Exploring the complexities of PDF parsing and why computer vision approaches often outperform traditional metadata-based methods.

So You Want to Parse a PDF?

Computer vision approaches to PDF parsing often outperform traditional metadata-based methods, revealing the absurd reality that converting PDFs to images and parsing them visually yields superior results to direct PDF parsing. This counterintuitive situation stems from PDF’s original design as a print format and the widespread failure to implement machine-readable structure tags.

The Computer Vision Paradox

Document parsing companies increasingly rely on computer vision techniques that convert PDFs to images, apply layout understanding models, and then use specialized text and table recognition to reconstruct the content. This approach consistently produces better results than attempting to parse PDF structure directly, despite seeming backwards from a technical perspective.

The success of this method highlights a fundamental disconnect between PDF’s theoretical capabilities and real-world implementation. While PDFs can contain structured metadata and accessibility tags, most PDF-generating workflows ignore these features, creating documents that appear structured to humans but remain opaque to machines.

This visual parsing approach mimics human reading patterns, which makes intuitive sense given that PDFs were designed for human consumption. The irony is that we’ve essentially recreated the human visual processing pipeline in software to handle a digital format that should have been machine-readable from the start.

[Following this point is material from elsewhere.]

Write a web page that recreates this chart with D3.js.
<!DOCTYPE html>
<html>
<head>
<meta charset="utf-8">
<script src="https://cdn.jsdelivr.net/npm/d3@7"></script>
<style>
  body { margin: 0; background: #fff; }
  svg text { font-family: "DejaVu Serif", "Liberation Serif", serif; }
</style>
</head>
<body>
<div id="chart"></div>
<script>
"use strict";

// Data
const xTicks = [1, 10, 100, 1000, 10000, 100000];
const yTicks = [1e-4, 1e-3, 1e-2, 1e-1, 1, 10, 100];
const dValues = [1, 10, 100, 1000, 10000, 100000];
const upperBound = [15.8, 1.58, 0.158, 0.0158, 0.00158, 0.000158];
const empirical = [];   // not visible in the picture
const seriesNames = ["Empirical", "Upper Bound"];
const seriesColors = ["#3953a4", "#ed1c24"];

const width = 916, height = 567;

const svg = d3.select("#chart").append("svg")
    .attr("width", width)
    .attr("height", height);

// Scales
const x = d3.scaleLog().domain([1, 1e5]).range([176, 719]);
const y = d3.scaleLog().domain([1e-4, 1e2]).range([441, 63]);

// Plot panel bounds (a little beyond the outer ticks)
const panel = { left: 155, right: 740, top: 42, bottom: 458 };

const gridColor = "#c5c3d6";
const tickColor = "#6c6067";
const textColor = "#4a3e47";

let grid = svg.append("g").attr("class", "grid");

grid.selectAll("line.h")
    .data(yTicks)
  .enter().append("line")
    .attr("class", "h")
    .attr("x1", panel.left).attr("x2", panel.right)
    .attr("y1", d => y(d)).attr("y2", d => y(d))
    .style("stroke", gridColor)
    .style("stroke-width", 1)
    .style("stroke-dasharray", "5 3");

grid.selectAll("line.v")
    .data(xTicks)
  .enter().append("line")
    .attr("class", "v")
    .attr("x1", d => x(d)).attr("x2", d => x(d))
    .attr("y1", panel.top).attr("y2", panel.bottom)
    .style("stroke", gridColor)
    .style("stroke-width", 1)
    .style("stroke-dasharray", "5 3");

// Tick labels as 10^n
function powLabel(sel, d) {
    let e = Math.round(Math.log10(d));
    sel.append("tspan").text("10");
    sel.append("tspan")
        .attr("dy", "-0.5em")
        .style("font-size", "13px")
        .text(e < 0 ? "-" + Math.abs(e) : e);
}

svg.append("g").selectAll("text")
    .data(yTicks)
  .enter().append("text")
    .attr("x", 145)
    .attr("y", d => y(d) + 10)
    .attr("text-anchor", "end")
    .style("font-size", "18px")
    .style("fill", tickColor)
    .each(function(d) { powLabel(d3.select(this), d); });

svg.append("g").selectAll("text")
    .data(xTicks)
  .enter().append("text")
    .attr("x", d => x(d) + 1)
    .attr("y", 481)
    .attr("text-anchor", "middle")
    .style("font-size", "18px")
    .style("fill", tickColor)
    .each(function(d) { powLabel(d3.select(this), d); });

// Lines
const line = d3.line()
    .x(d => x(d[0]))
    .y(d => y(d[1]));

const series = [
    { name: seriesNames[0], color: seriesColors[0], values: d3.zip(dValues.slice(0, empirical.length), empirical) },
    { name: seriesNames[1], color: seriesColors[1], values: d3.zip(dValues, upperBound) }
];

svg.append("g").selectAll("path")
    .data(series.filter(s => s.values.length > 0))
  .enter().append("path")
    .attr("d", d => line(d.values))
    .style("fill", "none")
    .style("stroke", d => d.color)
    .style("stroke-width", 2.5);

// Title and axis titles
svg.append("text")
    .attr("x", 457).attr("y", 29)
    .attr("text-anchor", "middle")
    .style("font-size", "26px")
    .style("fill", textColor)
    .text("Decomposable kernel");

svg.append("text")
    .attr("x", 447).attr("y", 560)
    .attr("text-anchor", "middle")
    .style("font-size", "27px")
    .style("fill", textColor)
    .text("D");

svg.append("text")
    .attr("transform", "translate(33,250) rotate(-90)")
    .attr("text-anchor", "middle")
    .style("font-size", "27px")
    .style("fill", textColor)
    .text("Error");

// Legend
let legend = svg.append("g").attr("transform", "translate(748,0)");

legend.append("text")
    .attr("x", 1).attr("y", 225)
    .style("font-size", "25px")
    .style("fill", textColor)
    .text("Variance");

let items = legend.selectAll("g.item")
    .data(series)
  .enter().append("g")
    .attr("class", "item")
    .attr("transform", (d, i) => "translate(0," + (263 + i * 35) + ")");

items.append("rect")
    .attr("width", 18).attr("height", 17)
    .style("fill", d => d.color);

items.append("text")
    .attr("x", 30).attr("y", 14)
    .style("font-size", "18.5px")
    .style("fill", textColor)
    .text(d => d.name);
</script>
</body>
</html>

PDF’s Original Design Intent

PDF was created as a “portable” format for printing, with “portable” referring to printer independence rather than cross-platform compatibility. The format focused on precise visual reproduction across different printing devices, treating text and graphics as visual elements to be positioned on pages rather than structured data to be processed.

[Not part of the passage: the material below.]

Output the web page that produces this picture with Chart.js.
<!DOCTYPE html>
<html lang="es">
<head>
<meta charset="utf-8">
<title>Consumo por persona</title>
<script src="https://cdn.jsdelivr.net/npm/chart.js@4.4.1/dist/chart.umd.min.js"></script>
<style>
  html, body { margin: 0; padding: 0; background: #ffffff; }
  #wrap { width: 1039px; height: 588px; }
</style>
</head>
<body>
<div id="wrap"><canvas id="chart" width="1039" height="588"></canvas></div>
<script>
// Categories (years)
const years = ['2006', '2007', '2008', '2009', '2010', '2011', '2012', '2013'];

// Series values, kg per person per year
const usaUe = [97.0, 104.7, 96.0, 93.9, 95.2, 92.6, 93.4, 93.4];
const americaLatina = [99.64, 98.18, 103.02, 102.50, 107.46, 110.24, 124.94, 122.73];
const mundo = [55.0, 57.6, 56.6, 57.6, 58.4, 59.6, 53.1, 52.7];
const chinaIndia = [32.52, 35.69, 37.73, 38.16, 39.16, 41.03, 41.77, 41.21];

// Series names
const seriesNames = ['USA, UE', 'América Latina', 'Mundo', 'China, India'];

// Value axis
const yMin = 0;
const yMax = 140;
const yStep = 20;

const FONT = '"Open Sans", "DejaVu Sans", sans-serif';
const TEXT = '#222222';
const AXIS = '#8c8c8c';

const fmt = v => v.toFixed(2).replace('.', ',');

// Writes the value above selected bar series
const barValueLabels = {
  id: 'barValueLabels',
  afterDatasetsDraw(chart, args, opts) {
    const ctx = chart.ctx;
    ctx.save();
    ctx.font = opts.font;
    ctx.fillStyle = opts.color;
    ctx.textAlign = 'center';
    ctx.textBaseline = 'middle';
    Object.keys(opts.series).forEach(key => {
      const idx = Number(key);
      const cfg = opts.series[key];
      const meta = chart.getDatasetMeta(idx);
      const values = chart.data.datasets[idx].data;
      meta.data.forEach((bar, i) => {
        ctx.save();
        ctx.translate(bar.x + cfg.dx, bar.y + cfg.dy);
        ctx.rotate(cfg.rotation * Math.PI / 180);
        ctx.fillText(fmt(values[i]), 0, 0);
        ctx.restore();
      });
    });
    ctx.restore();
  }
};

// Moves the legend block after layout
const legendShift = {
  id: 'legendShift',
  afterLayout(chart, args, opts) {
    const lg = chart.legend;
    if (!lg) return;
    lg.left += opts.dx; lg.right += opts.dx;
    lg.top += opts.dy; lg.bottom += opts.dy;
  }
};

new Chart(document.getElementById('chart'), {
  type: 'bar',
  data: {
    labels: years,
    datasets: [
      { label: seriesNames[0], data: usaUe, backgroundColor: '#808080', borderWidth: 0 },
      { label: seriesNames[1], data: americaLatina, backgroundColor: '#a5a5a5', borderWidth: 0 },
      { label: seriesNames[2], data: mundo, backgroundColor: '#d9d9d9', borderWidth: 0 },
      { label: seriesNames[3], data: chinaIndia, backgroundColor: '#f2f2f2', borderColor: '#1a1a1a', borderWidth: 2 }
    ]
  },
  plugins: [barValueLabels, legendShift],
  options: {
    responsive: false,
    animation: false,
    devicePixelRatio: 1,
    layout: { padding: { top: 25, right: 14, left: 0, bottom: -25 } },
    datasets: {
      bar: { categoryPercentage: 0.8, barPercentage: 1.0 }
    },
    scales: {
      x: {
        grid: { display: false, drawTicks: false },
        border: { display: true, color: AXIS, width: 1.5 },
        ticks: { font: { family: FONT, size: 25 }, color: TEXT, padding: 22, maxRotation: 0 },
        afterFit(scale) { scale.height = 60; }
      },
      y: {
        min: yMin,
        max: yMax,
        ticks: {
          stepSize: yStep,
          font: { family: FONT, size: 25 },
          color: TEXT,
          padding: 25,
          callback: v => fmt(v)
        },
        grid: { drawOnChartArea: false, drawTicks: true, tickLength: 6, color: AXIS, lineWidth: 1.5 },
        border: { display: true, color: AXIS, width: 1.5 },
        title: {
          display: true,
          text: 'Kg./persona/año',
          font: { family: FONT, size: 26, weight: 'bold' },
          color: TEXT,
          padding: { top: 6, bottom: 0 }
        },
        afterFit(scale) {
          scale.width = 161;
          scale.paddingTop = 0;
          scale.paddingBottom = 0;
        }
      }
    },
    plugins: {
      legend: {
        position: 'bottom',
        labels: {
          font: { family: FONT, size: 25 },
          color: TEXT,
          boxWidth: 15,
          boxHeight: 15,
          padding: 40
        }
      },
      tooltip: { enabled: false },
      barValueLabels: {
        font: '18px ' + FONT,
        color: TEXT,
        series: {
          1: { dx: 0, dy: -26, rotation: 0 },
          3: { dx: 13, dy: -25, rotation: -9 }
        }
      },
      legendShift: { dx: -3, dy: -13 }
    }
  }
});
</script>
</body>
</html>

This print-centric design explains many of PDF’s parsing challenges. The format excels at describing how elements should appear on paper but provides limited semantic information about what those elements represent. A table in a PDF might be visually perfect but structurally invisible to parsing software.

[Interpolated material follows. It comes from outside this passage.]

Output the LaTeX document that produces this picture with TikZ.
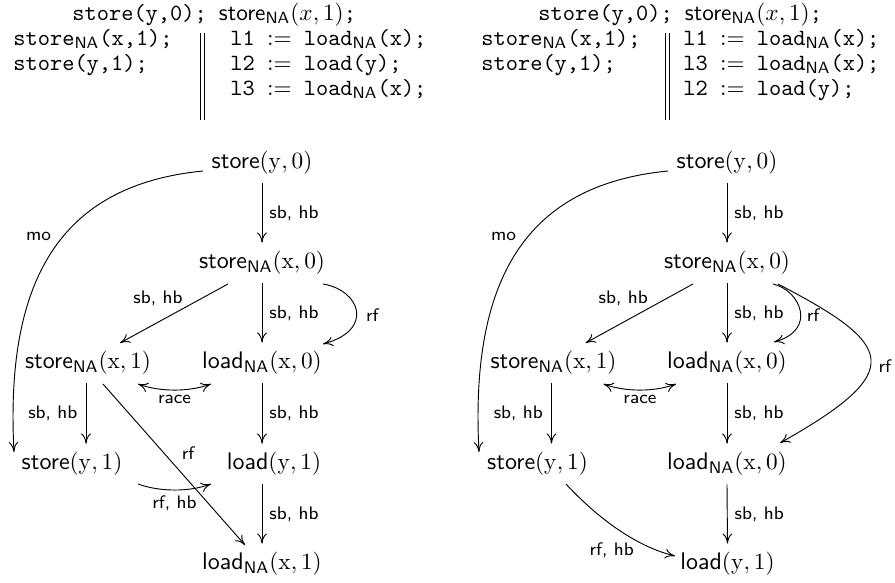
\documentclass[tikz,border=0pt]{standalone}
\usepackage{amsmath}
\usetikzlibrary{calc,arrows.meta}
\newcommand{\nasub}{$_{\text{\normalfont\sffamily NA}}$}
\newcommand{\stNA}{\textsf{store}\nasub}
\newcommand{\ldNA}{\textsf{load}\nasub}
\newcommand{\asg}[1]{#1 $:=$ }
\begin{document}
\begin{tikzpicture}[x=0.43pt,y=-0.43pt,
  >={To[length=4.3pt,width=4.2pt]},
  ev/.style={inner sep=0pt, minimum height=17.2pt, font=\fontsize{10.3}{12}\selectfont},
  arr/.style={->},
  lab/.style={font=\sffamily\fontsize{7.8}{9}\selectfont, inner sep=1pt},
  code/.style={anchor=base west, inner sep=0pt, font=\ttfamily}]
\useasboundingbox (0,0) rectangle (895,583);

% ---------------- left panel: program ----------------
\node[code] (lt1) at (72,20) {store(y,0); \textsf{store}\nasub$(x,1)$;};
\node[code] (lt2) at (13,45) {store\nasub(x,1);};
\node[code] (lt3) at (13,70) {store(y,1);};
\node[code] (lt4) at (230,45) {\asg{l1}load\nasub(x);};
\node[code] (lt5) at (230,70) {\asg{l2}load(y);};
\node[code] (lt6) at (230,95) {\asg{l3}load\nasub(x);};
\draw (200,33) -- (200,120);
\draw (204,33) -- (204,120);

% ---------------- left panel: graph ----------------
\node[ev] (a0) at (262,163) {\textsf{store}$(\mathrm{y},0)$};
\node[ev] (a1) at (262,263) {\stNA$(\mathrm{x},0)$};
\node[ev] (a2) at (88,363) {\stNA$(\mathrm{x},1)$};
\node[ev] (a3) at (262,363) {\ldNA$(\mathrm{x},0)$};
\node[ev] (a4) at (72,464) {\textsf{store}$(\mathrm{y},1)$};
\node[ev] (a5) at (274,464) {\textsf{load}$(\mathrm{y},1)$};
\node[ev] (a6) at (262,564) {\ldNA$(\mathrm{x},1)$};

\draw[arr] (a0.south) -- node[lab,right=2pt] {sb, hb} (a1.north);
\draw[arr] ($(a1)+(-34,21)$) -- node[lab,midway,shift={(-16,-15)}] {sb, hb} ($(a2)+(32,-20)$);
\draw[arr] (a1.south) -- node[lab,right=2pt] {sb, hb} (a3.north);
\draw[arr] ($(a1)+(61,21)$) .. controls (360,290) and (375,330) .. node[lab,pos=.5,shift={(16,4)}] {rf} ($(a3)+(61,-19)$);
\draw[arr] ($(a0)+(-59,8)$) .. controls (60,185) and (5,280) .. node[lab,pos=.5,shift={(-13,-16)}] {mo} ($(a4)+(-58,-12)$);
\coordinate (c1) at ($(a2.south)+(-2,0)$);
\draw[arr] (c1) -- node[lab,left=2.5pt] {sb, hb} (c1 |- a4.north);
\draw[<->] ($(a2)+(50,21)$) .. controls (160,392) and (189,392) .. node[lab,pos=.5,shift={(0,9)}] {race} ($(a3)+(-51,21)$);
\draw[arr] (a3.south) -- node[lab,right=2pt] {sb, hb} (a3.south |- a5.north);
\draw[arr] ($(a2)+(15,21)$) -- node[lab,pos=.43,shift={(24,0)}] {rf} ($(a6)+(-17,-19)$);
\draw[arr] ($(a4)+(66,20)$) .. controls (160,492) and (189,492) .. node[lab,pos=.5,shift={(0,13)}] {rf, hb} ($(a5)+(-63,20)$);
\draw[arr] (a5.south -| a6) -- node[lab,right=2pt] {sb, hb} (a6.north);

% ---------------- right panel: program ----------------
\node[code] (rt1) at (538,20) {store(y,0); \textsf{store}\nasub$(x,1)$;};
\node[code] (rt2) at (481,45) {store\nasub(x,1);};
\node[code] (rt3) at (481,70) {store(y,1);};
\node[code] (rt4) at (683,45) {\asg{l1}load\nasub(x);};
\node[code] (rt5) at (683,70) {\asg{l3}load\nasub(x);};
\node[code] (rt6) at (683,95) {\asg{l2}load(y);};
\draw (665,33) -- (665,120);
\draw (669,33) -- (669,120);

% ---------------- right panel: graph ----------------
\node[ev] (b0) at (727,163) {\textsf{store}$(\mathrm{y},0)$};
\node[ev] (b1) at (727,263) {\stNA$(\mathrm{x},0)$};
\node[ev] (b2) at (553.5,363) {\stNA$(\mathrm{x},1)$};
\node[ev] (b3) at (727,363) {\ldNA$(\mathrm{x},0)$};
\node[ev] (b4) at (537.5,464) {\textsf{store}$(\mathrm{y},1)$};
\node[ev] (b5) at (727,464) {\ldNA$(\mathrm{x},0)$};
\node[ev] (b6) at (727.5,564) {\textsf{load}$(\mathrm{y},1)$};

\draw[arr] (b0.south) -- node[lab,right=2pt] {sb, hb} (b1.north);
\draw[arr] ($(b0)+(-59,8)$) .. controls (525,185) and (470,280) .. node[lab,pos=.5,shift={(-13,-16)}] {mo} ($(b4)+(-58.5,-12)$);
\draw[arr] ($(b1)+(-34,21)$) -- node[lab,midway,shift={(-16,-15)}] {sb, hb} ($(b2)+(32,-20)$);
\draw[arr] (b1.south) -- node[lab,right=2pt] {sb, hb} (b3.north);
\draw[arr] ($(b1)+(46,21)$) .. controls (800,290) and (818,330) .. node[lab,pos=.5,shift={(13,4)}] {rf} ($(b3)+(47,-21)$);
\draw[arr] ($(b1)+(51,21)$) .. controls (895,345) and (908,371) .. node[lab,pos=.5,shift={(14,7)}] {rf} ($(b5)+(53,-21)$);
\draw[<->] ($(b2)+(50,21)$) .. controls (625.5,392) and (654.5,392) .. node[lab,pos=.5,shift={(0,9)}] {race} ($(b3)+(-51,21)$);
\coordinate (c2) at ($(b2.south)+(-2,0)$);
\draw[arr] (c2) -- node[lab,left=2.5pt] {sb, hb} (c2 |- b4.north);
\draw[arr] (b3.south) -- node[lab,right=2pt] {sb, hb} (b5.north);
\draw[arr] ($(b4)+(28.5,20)$) .. controls (590,510) and (630,545) .. node[lab,pos=.5,shift={(-1,25)}] {rf, hb} ($(b6)+(-52.5,-8)$);
\draw[arr] (b5.south) -- node[lab,right=2pt] {sb, hb} (b6.north);
\end{tikzpicture}
\end{document}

The evolution from PostScript to PDF maintained this visual focus while adding features like hyperlinks and forms as afterthoughts. These additions created security vulnerabilities and complexity without fundamentally changing PDF’s document-as-image philosophy.

The Missing Structure Problem

PDF supports necessary features for machine readability, including structure tags that can provide HTML-like semantic information. A properly structured PDF can contain the same organizational data as a web page, making it fully accessible to both humans and machines.

However, most PDF generation workflows skip structural markup because it requires additional effort and expertise. Content management systems, word processors, and automated report generators typically focus on visual fidelity rather than semantic structure, producing PDFs that look correct but lack machine-readable organization.

This creates a chicken-and-egg problem: few PDFs include proper structure tags because there’s limited demand for them, and there’s limited demand because most existing PDFs lack these features. The cycle perpetuates itself as developers build parsing solutions that work with unstructured PDFs rather than advocating for better PDF generation practices.

Creative Solutions for Machine Readability

Some developers propose embedding machine-readable data directly within PDFs using techniques like QR codes. Mathematical analysis suggests that QR codes could store substantial metadata while maintaining reasonable document size—potentially 4x the information density of regular text when properly optimized.

QR code embedding offers several advantages: it works with existing PDF viewers, survives printing and scanning, and can be read with standard smartphone cameras. For digital-only PDFs, even higher information densities become possible through larger page sizes, color encoding, or multiple QR code layers.

LibreOffice’s PDF export demonstrates another approach, supporting PDF/A archival standards, PDF/UA accessibility features, and embedding original source files within the PDF. This combination provides multiple fallback options for machine parsing while maintaining visual fidelity.

The Absurdity of Current Solutions

The current state of PDF parsing reveals a technological absurdity: we print digital documents to images and then use computer vision to read them back into structured data. This process works better than parsing the original digital format, highlighting fundamental flaws in how we create and handle documents.

The situation parallels other technological ironies where indirect approaches outperform direct ones. Just as some developers find it easier to generate HTML by converting from other formats rather than writing it directly, PDF parsing often succeeds better through visual interpretation than structural analysis.

This absurdity extends to the broader document ecosystem. While we’ve developed sophisticated web standards for structured content, the business world continues generating billions of PDFs that require computer vision to parse effectively.

Implications for Document Processing

The success of computer vision approaches suggests that document processing should embrace visual parsing techniques rather than fighting against PDF’s limitations. Modern layout understanding models can identify tables, headers, and text blocks more reliably than traditional PDF parsing libraries.

However, this approach comes with trade-offs. Visual parsing requires more computational resources, may introduce OCR errors, and loses some precision compared to direct text extraction. The choice between approaches depends on accuracy requirements, processing volume, and available resources.

The broader lesson is that document formats designed for human consumption may never be ideal for machine processing, regardless of theoretical capabilities. As AI-powered document processing becomes more sophisticated, the gap between visual and structural parsing approaches may continue widening in favor of computer vision techniques.